* Task requirements:
Single out each line with the word "matplotlib" and copy it.

········

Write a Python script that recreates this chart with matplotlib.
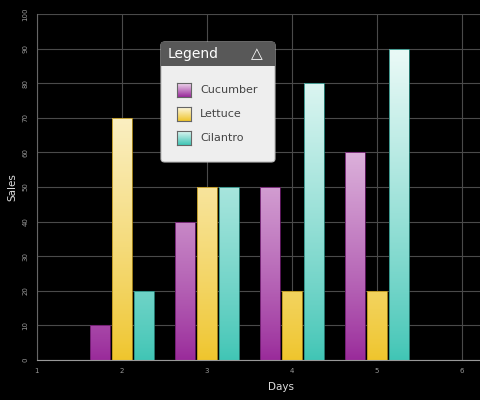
import numpy as np
import matplotlib.pyplot as plt
from matplotlib.colors import LinearSegmentedColormap
from matplotlib.patches import FancyBboxPatch, Rectangle

# data
days = [2, 3, 4, 5]
series_names = ["Cucumber", "Lettuce", "Cilantro"]
cucumber = [10, 40, 50, 60]
lettuce = [70, 50, 20, 20]
cilantro = [20, 50, 80, 90]

# top (light) and bottom (strong) gradient colours
grad_colors = {
    "Cucumber": ("#f5e4f3", "#992a9a"),
    "Lettuce": ("#fdf8e2", "#efc52c"),
    "Cilantro": ("#e8f9f6", "#40c5b5"),
}
edge_colors = {"Cucumber": "#6a1a6a", "Lettuce": "#b8921c", "Cilantro": "#2a8a80"}

fig = plt.figure(figsize=(4.8, 4.0), dpi=100, facecolor="black")
ax = fig.add_axes([0.077, 0.1, 0.923, 0.865])
ax.set_facecolor("black")

ax.set_xticks([1, 2, 3, 4, 5, 6])
ax.set_yticks(range(0, 101, 10))
ax.grid(True, color="#4a4a4a", linewidth=0.8)
ax.set_axisbelow(True)
for s in ["top", "right"]:
    ax.spines[s].set_visible(False)
ax.spines["left"].set_color("#666666")
ax.spines["bottom"].set_color("#999999")
ax.tick_params(length=0, colors="#999999", labelsize=5, pad=6)
for lbl in ax.get_yticklabels():
    lbl.set_rotation(90)
    lbl.set_va("center")

ax.set_xlabel("Days", color="#dddddd", fontsize=7.5)
ax.xaxis.set_label_coords(0.55, -0.065)
ax.set_ylabel("Sales", color="#dddddd", fontsize=7.5, labelpad=4)

width = 0.235
offsets = [-0.26, 0.0, 0.26]
values = [cucumber, lettuce, cilantro]

# gradient depends on absolute height: dark at the base, light near the top of the chart
yy = np.linspace(0, 100, 400)
grad = np.clip(yy / 88, 0, 1).reshape(-1, 1) ** 0.85
for name, vals, off in zip(series_names, values, offsets):
    top, bottom = grad_colors[name]
    cmap = LinearSegmentedColormap.from_list(name, [bottom, top])
    xs = [d + off for d in days]
    bars = ax.bar(xs, vals, width=width, color="none",
                  edgecolor=edge_colors[name], linewidth=0.6, zorder=3)
    for bar in bars:
        x0 = bar.get_x()
        im = ax.imshow(grad, cmap=cmap, origin="lower", aspect="auto",
                       extent=[x0, x0 + width, 0, 100], zorder=2, vmin=0, vmax=1)
        im.set_clip_path(bar)
ax.set_xlim(1, 6.21)
ax.set_ylim(0, 100)

# legend panel drawn by hand
lx, ly, lw, lh = 161 / 480, 1 - 162 / 400, 114 / 480, 120 / 400
body = FancyBboxPatch((lx, ly), lw, lh, boxstyle="round,pad=0,rounding_size=0.008",
                      transform=fig.transFigure, facecolor="#eeeeee",
                      edgecolor="#bbbbbb", linewidth=0.8, zorder=10)
fig.patches.append(body)
hh = 24 / 400
header = Rectangle((lx, ly + lh - hh), lw, hh, transform=fig.transFigure,
                   facecolor="#585858", edgecolor="none", zorder=11)
fig.patches.append(header)
fig.text(lx + 7 / 480, ly + lh - hh / 2, "Legend", color="white", fontsize=10,
         va="center", ha="left", zorder=12)
fig.text(lx + lw - 18 / 480, ly + lh - hh / 2 + 0.002, "\u25b3", color="white", fontsize=11,
         va="center", ha="center", fontweight="bold", zorder=12)

lgrad = np.linspace(0, 1, 64).reshape(-1, 1)
for i, name in enumerate(series_names):
    top, bottom = grad_colors[name]
    cy = 1 - (90 + i * 24) / 400
    sx, sw, sh = 177 / 480, 14 / 480, 14 / 400
    cmap = LinearSegmentedColormap.from_list(name + "_l", [bottom, top])
    sax = fig.add_axes([sx, cy - sh / 2, sw, sh], zorder=13)
    sax.imshow(lgrad, cmap=cmap, origin="lower", aspect="auto")
    sax.set_xticks([])
    sax.set_yticks([])
    for sp in sax.spines.values():
        sp.set_color("#666666")
        sp.set_linewidth(0.8)
    fig.text(200 / 480, cy, name, color="#444444", fontsize=8,
             va="center", ha="left", zorder=14)

fig.savefig("out.png", dpi=100, facecolor="black")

········

* Written reply:
Write a Python script that recreates this chart with matplotlib.
import matplotlib.pyplot as plt
from matplotlib.colors import LinearSegmentedColormap
from matplotlib.patches import FancyBboxPatch, Rectangle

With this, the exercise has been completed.